Shakespeare Mixed Levels

“Speak the speech, I pray you, as I pronounced it to you, trippingly on the tongue: but if you mouth it, as many of your players do, I had as lief the town-crier spoke my lines. Nor do not saw the air too much with your hand, thus, but use all gently; for in the very torrent, tempest, and, as I may say, the whirlwind of passion, you must acquire and beget a temperance that may give it smoothness.”

-William Shakespeare, Hamlet

 

Mixed-Levels Shakespeare
Teacher: Jim Elliott 
July 25th-August 22nd (5 classes)
Thursday 2:30-5:30
$630


PURPOSE:
To implement the students working approach to Acting Shakespeare with scene work. This course extends the work on self and character into classic scene study, with an emphasis on Shakespeare’s text and Acting Shakespeare. We will continue our work on text and the “music” of the language. We will continue exploring how to bring yourself to the role, while maintaining the understandability of the language. This is an organic and text-based approach to heightened language in which actor and character meet, and the tools for storytelling required for classic plays are honed. The material will be explored through rehearsing and showing assigned scenes throughout the class.

METHOD:
We will accomplish our goal through scansion work, detailed examination of textual idiosyncrasies, exploration of the Sounds of Spoken English, Work on Metaphor and Imagery and of course,  Performance. During the class, you will perform One Scene.
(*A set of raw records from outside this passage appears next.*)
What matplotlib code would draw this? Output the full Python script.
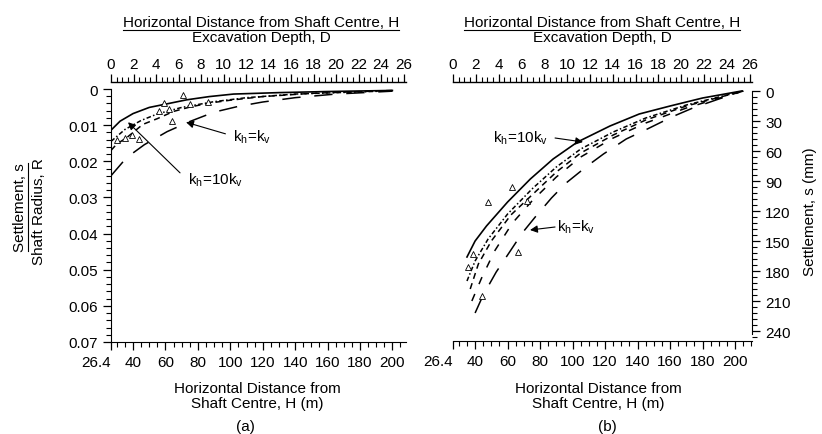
import numpy as np
import matplotlib
matplotlib.use("Agg")
import matplotlib.pyplot as plt
from matplotlib.lines import Line2D
from matplotlib.ticker import MultipleLocator, FixedLocator

plt.rcParams["font.family"] = ["Liberation Sans", "DejaVu Sans"]
plt.rcParams["font.size"] = 11
plt.rcParams["mathtext.fontset"] = "custom"
plt.rcParams["mathtext.rm"] = "Liberation Sans"

# ---- panel (a): normalised settlement s/R vs horizontal distance H (m)
a_solid_h = [26.4, 32, 40, 50, 61, 73, 87, 102, 130, 160, 200]
a_solid_s = [0.0114, 0.0089, 0.0068, 0.0051, 0.0041, 0.0030, 0.0021, 0.0014, 0.0010, 0.0007, 0.0004]
a_dashdot_h = [26.4, 35, 45, 55, 70, 90, 110, 140, 200]
a_dashdot_s = [0.0145, 0.0112, 0.0087, 0.0069, 0.0051, 0.0035, 0.0024, 0.0014, 0.0005]
a_dash_h = [26.4, 30, 36, 46, 55, 65, 75, 87, 100, 120, 150, 200]
a_dash_s = [0.0170, 0.0152, 0.0135, 0.0098, 0.0082, 0.0062, 0.0050, 0.0039, 0.0031, 0.0021, 0.0012, 0.0004]
a_long_h = [26.4, 36, 47, 61, 75, 90, 105, 120, 140, 165, 200]
a_long_s = [0.024, 0.019, 0.0154, 0.0118, 0.0090, 0.0064, 0.0048, 0.0036, 0.0024, 0.0014, 0.0006]
a_tri_h = [30, 35, 39.4, 43.7, 56, 59, 62, 64, 71, 75, 86]
a_tri_s = [0.0140, 0.0135, 0.0127, 0.0138, 0.0062, 0.0038, 0.0054, 0.0089, 0.0016, 0.0042, 0.0035]

# ---- panel (b): settlement s (mm) vs horizontal distance H (m)
b_solid_h = [35, 40, 47, 60, 74, 88, 103, 123, 141, 160, 180, 204]
b_solid_s = [166, 150, 135, 111, 88, 68, 51, 35, 23, 15, 7, 0]
b_dashdot_h = [35, 40, 48, 60, 75, 90, 105, 125, 145, 170, 205]
b_dashdot_s = [190, 170, 148, 123, 98, 76, 58, 41, 27, 14, 0]
b_dash_h = [37, 42, 50, 62, 75, 90, 105, 125, 145, 170, 205]
b_dash_s = [198, 173, 150, 124, 104, 81, 62, 44, 29, 15, 0]
b_mdash_h = [38, 44, 52, 63, 75, 90, 105, 125, 145, 170, 205]
b_mdash_s = [210, 187, 160, 132, 110, 86, 66, 47, 32, 17, 0]
b_long_h = [40, 45, 53, 60, 69, 77, 87, 96, 109, 119, 133, 146, 161, 174, 190, 205]
b_long_s = [222, 204, 181, 164, 142, 126, 107, 92, 75, 63, 48, 38, 26, 17, 8, 0]
b_tri_h = [35.5, 38.5, 44, 48, 62.7, 66.4, 72]
b_tri_s = [176, 163, 205, 111, 96, 161, 110]

bottom_ticks = [26.4, 40, 60, 80, 100, 120, 140, 160, 180, 200]
bottom_labels = ["26.4", "40", "60", "80", "100", "120", "140", "160", "180", "200"]

W, H = 822, 435
fig = plt.figure(figsize=(W / 100, H / 100), dpi=100)


def px_axes(left, top, right, bottom):
    return fig.add_axes([left / W, 1 - bottom / H, (right - left) / W, (bottom - top) / H])


def style_ruler(ax):
    ax.tick_params(which="major", direction="out", length=6, width=0.9, color="k")
    ax.tick_params(which="minor", direction="out", length=3.5, width=0.8, color="k")


def add_top(ax):
    top = ax.twiny()
    top.set_xlim(0, 26.2)
    top.xaxis.set_major_locator(MultipleLocator(2))
    top.xaxis.set_minor_locator(MultipleLocator(0.5))
    for s in ["left", "right", "bottom"]:
        top.spines[s].set_visible(False)
    top.spines["top"].set_position(("outward", 5))
    top.spines["top"].set_linewidth(1.0)
    style_ruler(top)
    top.tick_params(axis="x", pad=2)
    return top


def set_bottom(ax, xmax):
    ax.set_xlim(26.4, xmax)
    ax.xaxis.set_major_locator(FixedLocator(bottom_ticks))
    ax.set_xticklabels(bottom_labels)
    ax.get_xticklabels()[0].set_horizontalalignment("right")
    ax.xaxis.set_minor_locator(FixedLocator(np.arange(30, xmax, 5)))
    style_ruler(ax)
    ax.spines["top"].set_visible(False)


# ---------------- (a)
ax1 = px_axes(111, 90, 406, 343)
ax1.plot(a_solid_h, a_solid_s, color="k", lw=1.2)
ax1.plot(a_dashdot_h, a_dashdot_s, color="k", lw=1.1, linestyle=(0, (3, 1.5, 1, 1.5)))
ax1.plot(a_dash_h, a_dash_s, color="k", lw=1.1, linestyle=(0, (4, 3)))
ax1.plot(a_long_h, a_long_s, color="k", lw=1.1, linestyle=(0, (12, 9)))
ax1.plot(a_tri_h, a_tri_s, linestyle="none", marker="^", ms=4, mfc="white", mec="k", mew=0.6)
ax1.set_ylim(0.07, 0)
ax1.set_yticks([0, 0.01, 0.02, 0.03, 0.04, 0.05, 0.06, 0.07])
ax1.set_yticklabels(["0", "0.01", "0.02", "0.03", "0.04", "0.05", "0.06", "0.07"])
ax1.yaxis.set_minor_locator(MultipleLocator(0.002))
ax1.spines["right"].set_visible(False)
set_bottom(ax1, 208.4)
add_top(ax1)

arrow = dict(arrowstyle="-|>", color="k", lw=0.8, mutation_scale=11, shrinkA=0, shrinkB=0)
ax1.annotate("", xy=(36.9, 0.0092), xytext=(69, 0.0232), arrowprops=arrow)
ax1.text(74, 0.0249, r"k$_\mathregular{h}$=10k$_\mathregular{v}$", va="center", ha="left")
ax1.annotate("", xy=(72.7, 0.0092), xytext=(97, 0.0124), arrowprops=arrow)
ax1.text(101.7, 0.0130, r"k$_\mathregular{h}$=k$_\mathregular{v}$", va="center", ha="left")

# ---------------- (b)
ax2 = px_axes(453, 90, 752, 342)
ax2.plot(b_solid_h, b_solid_s, color="k", lw=1.2)
ax2.plot(b_dashdot_h, b_dashdot_s, color="k", lw=1.1, linestyle=(0, (3, 1.5, 1, 1.5)))
ax2.plot(b_dash_h, b_dash_s, color="k", lw=1.1, linestyle=(0, (4, 3)))
ax2.plot(b_mdash_h, b_mdash_s, color="k", lw=1.1, linestyle=(0, (5, 7)))
ax2.plot(b_long_h, b_long_s, color="k", lw=1.1, linestyle=(0, (12, 9)))
ax2.plot(b_tri_h, b_tri_s, linestyle="none", marker="^", ms=4, mfc="white", mec="k", mew=0.6)
ax2.set_ylim(250, -2)
ax2.yaxis.tick_right()
ax2.yaxis.set_major_locator(MultipleLocator(30))
ax2.yaxis.set_minor_locator(MultipleLocator(6))
ax2.spines["left"].set_visible(False)
ax2.spines["right"].set_bounds(0, 243)
set_bottom(ax2, 210.4)
ax2.tick_params(axis="y", which="both", left=False, right=True)
add_top(ax2)

ax2.annotate("", xy=(106.4, 51), xytext=(89.2, 47), arrowprops=arrow)
ax2.text(51, 46, r"k$_\mathregular{h}$=10k$_\mathregular{v}$", va="center", ha="left")
ax2.annotate("", xy=(73.8, 139), xytext=(89.2, 136), arrowprops=arrow)
ax2.text(90.4, 135, r"k$_\mathregular{h}$=k$_\mathregular{v}$", va="center", ha="left")


# ---------------- figure texts
def ftext(x, y, s, **kw):
    return fig.text(x / W, 1 - y / H, s, ha="center", va="center", **kw)


titles = []
for cx in (261, 602):
    titles.append(ftext(cx, 23, "Horizontal Distance from Shaft Centre, H"))
    ftext(cx, 38, "Excavation Depth, D")
    ftext(cx - 4, 389, "Horizontal Distance from")
    ftext(cx - 4, 404, "Shaft Centre, H (m)")
ftext(245, 427, "(a)")
ftext(607, 427, "(b)")

ylab_top = ftext(20, 208, "Settlement, s", rotation=90)
ftext(39, 212, "Shaft Radius, R", rotation=90)
ftext(810, 212, "Settlement, s (mm)", rotation=90)

# underline the numerators of the fraction-style labels
fig.canvas.draw()
r = fig.canvas.get_renderer()
for t in titles:
    bb = t.get_window_extent(r)
    y = bb.y0 - 1
    fig.add_artist(Line2D([bb.x0 / W, bb.x1 / W], [y / H, y / H], color="k", lw=0.8))
bb = ylab_top.get_window_extent(r)
x = bb.x1 + 1
fig.add_artist(Line2D([x / W, x / W], [bb.y0 / H, bb.y1 / H], color="k", lw=0.8))

fig.savefig("out.png", dpi=100)
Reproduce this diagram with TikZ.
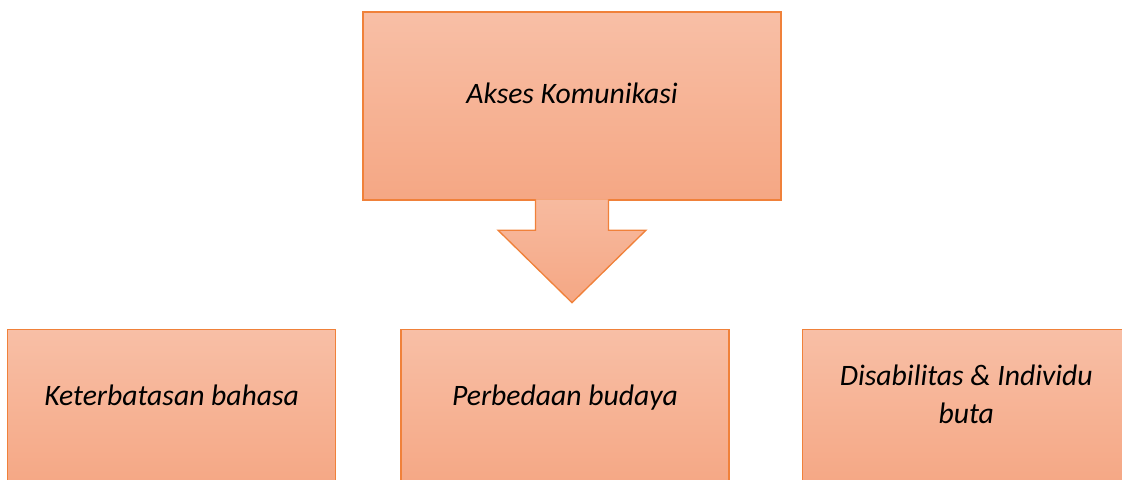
\documentclass[tikz,border=0pt]{standalone}
\usepackage{fontspec}
\setmainfont{Carlito}
\usepackage{tikz}
\usetikzlibrary{shapes,arrows,positioning}

\definecolor{boxtop}{HTML}{F8BFA6}
\definecolor{boxbottom}{HTML}{F5A784}
\definecolor{boxline}{HTML}{F0813A}

\begin{document}
\begin{tikzpicture}[
  node distance=96pt and 48pt,
  box/.style={
    rectangle,
    draw=boxline,
    line width=1pt,
    top color=boxtop,
    bottom color=boxbottom,
    text=black,
    minimum width=246pt,
    minimum height=118.5pt,
    inner sep=0pt,
    font=\fontsize{22.25}{28.5}\selectfont\itshape,
    text height=15pt,
    text depth=19.5pt,
    align=center
  },
  arrow/.style={
    draw=boxline,
    line width=1pt,
    line join=miter,
    top color=boxtop!80!boxbottom,
    bottom color=boxbottom
  }
]

\path[use as bounding box, clip] (0,0) rectangle (841.5pt,-359.25pt);

\node[box, minimum width=313.5pt, minimum height=141pt] (akses) at (429pt,-79.5pt) {Akses Komunikasi};
\node[box, below=of akses, xshift=-5.25pt] (budaya) {Perbedaan budaya};
\node[box, left=of budaya] (bahasa) {Keterbatasan bahasa};
\node[box, right=54pt of budaya, text height=30pt, text depth=7.5pt] (disabilitas) {Disabilitas \& Individu\\buta};

% block arrow
\draw[arrow] ([xshift=-27.375pt,yshift=1pt]akses.south) -- ++(0,-23.125pt) -- ++(-28.125pt,0)
  -- ++(55.5pt,-54.375pt) -- ++(55.5pt,54.375pt) -- ++(-28.125pt,0) -- ++(0,23.125pt);

\end{tikzpicture}
\end{document}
You will read multiple Shakespeare Plays.

STUDENT LEARNING OBJECTIVES:

Further explore the technical aspects of approaching Shakespeare’s text.
Deepening your understanding of Shakespeare’s text and seeing the unique
possibilities available to each performer.
Perform scenes with a partner.
Connect personally to Shakespeare’s text.
Acquire confidence when approaching any classic material.

INSTRUCTION:

Students will begin with an Original Practice Run of a scene. We will then work together to combine the organic approach of bringing an individual point of view to the text and allowing for use of language, structure, rhetoric and making the scene understandable and truthful.